Al takes the plaque and the check, but neglects to cash it — or to return the form surrendering his rights to his design. He is no fool.

At the same time that Simmons has invited Al to his upstairs office to receive his commendation and check, he’s also summoned a staff engineer and graduate of the University of Michigan named Frank (Robert Foster), whose assignment is to make Al’s design work. This is a challenge for Frank, who is actually the Idea Man of the title — that’s his job, to come up with ideas and make them work. For this, he needs Al’s help, but Al is seething with resentment over his station in life, and fully cognizant of the insult represented by his check for $100.

What ensues is a series of artfully conceived scenes between the pair — a blue collar–white collar cat-and-mouse game in which the roles of cat and mouse keep shifting. Frank starts the game by floating down to lunch with Al in the machine shop, just for a “change of scenery” — an explanation that nobody believes.

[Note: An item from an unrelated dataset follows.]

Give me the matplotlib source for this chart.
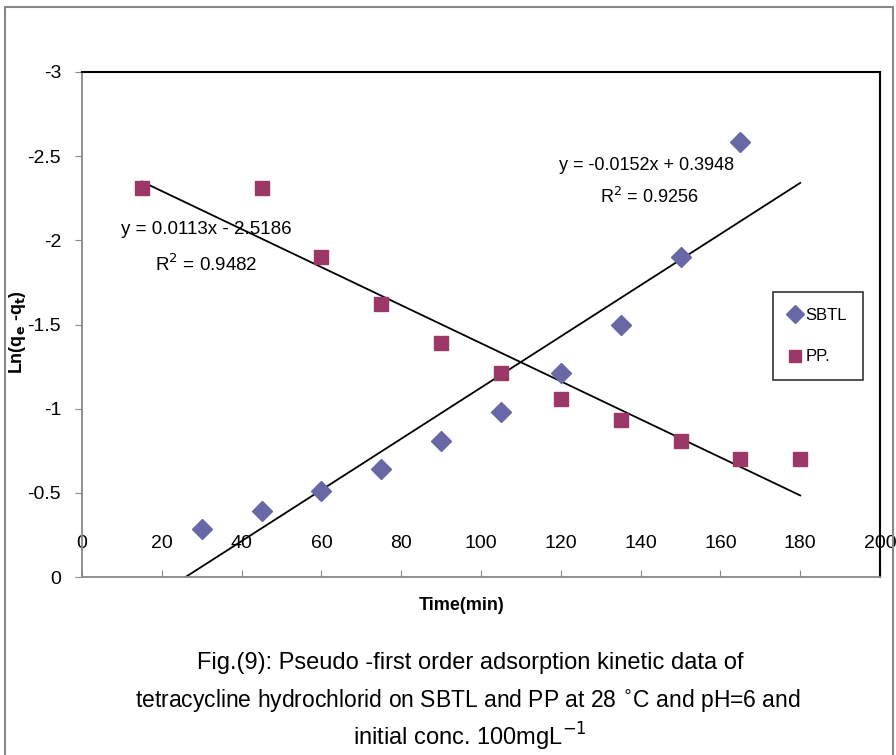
import matplotlib
matplotlib.use("Agg")
import matplotlib.pyplot as plt
import numpy as np
from matplotlib.patches import Rectangle

plt.rcParams['font.family'] = ['Liberation Sans', 'DejaVu Sans']

# Data
sbtl_x = [30, 45, 60, 75, 90, 105, 120, 135, 150, 165]
sbtl_y = [-0.285, -0.39, -0.51, -0.64, -0.81, -0.98, -1.21, -1.50, -1.90, -2.585]
pp_x = [15, 45, 60, 75, 90, 105, 120, 135, 150, 165, 180]
pp_y = [-2.31, -2.31, -1.90, -1.62, -1.39, -1.21, -1.06, -0.93, -0.81, -0.70, -0.70]

# Trendline coefficients (slope, intercept) from the chart equations
sbtl_fit = [-0.0152, 0.3948]
pp_fit = [0.0113, -2.5186]
trend_x = [15, 180]

x_ticks = [0, 20, 40, 60, 80, 100, 120, 140, 160, 180, 200]
y_ticks = [0, -0.5, -1, -1.5, -2, -2.5, -3]
y_tick_labels = ['0', '-0.5', '-1', '-1.5', '-2', '-2.5', '-3']

W, H = 896, 755
L, R, T, B = 82, 880, 72, 577
fig = plt.figure(figsize=(W / 100, H / 100), dpi=100)
ax = fig.add_axes([L / W, 1 - B / H, (R - L) / W, (B - T) / H])

c_sbtl = '#6868A6'
c_pp = '#9B3868'

ax.plot(sbtl_x, sbtl_y, linestyle='none', marker='D', ms=10.5, color=c_sbtl,
        mec=c_sbtl, label='SBTL', zorder=3)
ax.plot(pp_x, pp_y, linestyle='none', marker='s', ms=10.5, color=c_pp,
        mec=c_pp, label='PP.', zorder=3)

tx = np.array(trend_x, dtype=float)
ax.plot(tx, sbtl_fit[0] * tx + sbtl_fit[1], color='black', lw=1.3, zorder=2)
ax.plot(tx, pp_fit[0] * tx + pp_fit[1], color='black', lw=1.3, zorder=2)

ax.set_xlim(0, 200)
ax.set_ylim(0, -3)
ax.set_xticks(x_ticks)
ax.set_yticks(y_ticks)
ax.set_yticklabels(y_tick_labels)

ax.tick_params(axis='x', direction='in', length=5, pad=-30, labelsize=14,
               color='#888888')
ax.tick_params(axis='y', direction='out', length=5, labelsize=14,
               color='#888888', pad=10)

for s in ['left', 'bottom']:
    ax.spines[s].set_color('#888888')
    ax.spines[s].set_linewidth(1.3)
for s in ['top', 'right']:
    ax.spines[s].set_color('black')
    ax.spines[s].set_linewidth(1.5)


def px2data(px, py):
    return ((px - L) / (R - L) * 200, -(B - py) / (B - T) * 3)


x1, y1 = px2data(206, 230)
ax.text(x1, y1, 'y = 0.0113x - 2.5186', fontsize=13.5, ha='center', va='center')
x1, y1 = px2data(206, 264)
ax.text(x1, y1, r'R$^2$ = 0.9482', fontsize=13.5, ha='center', va='center')
x1, y1 = px2data(647, 166)
ax.text(x1, y1, 'y = -0.0152x + 0.3948', fontsize=13, ha='center', va='center')
x1, y1 = px2data(649, 197)
ax.text(x1, y1, r'R$^2$ = 0.9256', fontsize=13, ha='center', va='center')

leg = ax.legend(loc='upper left',
                bbox_to_anchor=((773 - L) / (R - L), 1 - (292 - T) / (B - T)),
                frameon=True, fancybox=False, edgecolor='black', fontsize=12,
                handlelength=0.7, handletextpad=0.3, labelspacing=1.6,
                borderpad=0.95, borderaxespad=0, markerscale=0.85)
leg.get_frame().set_linewidth(1.2)

fig.text(18 / W, 1 - 332 / H, r'Ln(q$_\mathbf{e}$ -q$_\mathbf{t}$)', rotation=90,
         fontsize=13, fontweight='bold', ha='center', va='center')
fig.text(462 / W, 1 - 605 / H, 'Time(min)', fontsize=13, fontweight='bold',
         ha='center', va='center')

fig.text(470 / W, 1 - 663 / H, 'Fig.(9): Pseudo -first order adsorption kinetic data of',
         fontsize=17, ha='center', va='center')
fig.text(468 / W, 1 - 700 / H,
         r'tetracycline hydrochlorid on SBTL and PP at 28 $^{\circ}$C and pH=6 and',
         fontsize=16.5, ha='center', va='center')
fig.text(470 / W, 1 - 737 / H, r'initial conc. 100mgL$^{-1}$',
         fontsize=17, ha='center', va='center')

fig.patches.append(Rectangle((5 / W, -0.05), (893 - 5) / W, 1.05 - 7 / H,
                             transform=fig.transFigure, fill=False,
                             edgecolor='#888888', linewidth=1.5))

fig.savefig('out.png', dpi=100)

The beauty of this production lies in the silences and glances when Frank shows up on the machine-room floor with his sack lunch, just to hang out with the guys (Tim Starks, George Russo and Frank Merino). Frank’s attempts to fit in are not entirely feckless, or this would be a farce. Frank’s efforts (beautifully rendered by Foster) are just slightly overplayed, his quips a little too forced, his arm gesture a touch too broad when combined with his subtly ingratiating effort to enter into a card game. Frank’s exile from the working class lingers on the margins of pain.

Director Fofi supports this divide with technical details of their eating and drinking habits — Bud versus Heineken. In one scene from the top floor, the lanky, fitness-conscious Simmons, while about to screw over yet another employee, enters cheerfully gulping down spoonfuls of yogurt from a tiny plastic carton. We’re not only what we do, we’re what we eat and drink.

Such details, however, don’t mask less authentic dimensions of a production rooted to authenticity. That Simmons would invite top management to fly in from God knows where, this coming weekend, no less, for a presentation on Al’s suggestion — even before Frank has had the opportunity to test it — reveals a management style so reckless, it’s hard to believe Simmons would have acquired such success, or credibility, among his superiors. Yet it’s on this somewhat contrived stress test that playwright King builds the play’s suspense.

Social scenes set in homes and involving Frank’s and Al’s spouses also play out the class divide, but in a style belonging to a different play, or plays: At Frank’s home, Al and his garish wife, Francine (Kerry Carny), cavalierly make scatological remarks, causing Frank’s wife, Maureen (Gina Garrison, in a lovely, tightly wired performance), to wince beneath her pasted-on smile. Here we’ve drifted into a sitcom. The farce gets even broader when Francine raids Al’s poker game wielding a pistol, after having found a pair of panties under the seat of their car. The ensuing hostage drama is a great comedic scene for Carny, resulting in the confession by Al that he’s been working with Frank on the project — a confession that would theoretically escalate tensions between Al and his jealous colleagues, a vital dimension of the workplace drama. That tension, however, is dropped, as though the scene existed mainly to give Francine a cameo.

It’s sweet, however, to see the formerly self-sabotaging Al finally hold the company hostage for his coveted design. And the irony that his notion, and the efficiency it allows, will predicate the end of the factory is part of an American story for the 21st century. This production is a strong premiere of an important play; the ideas in it are so fine, they deserve refining.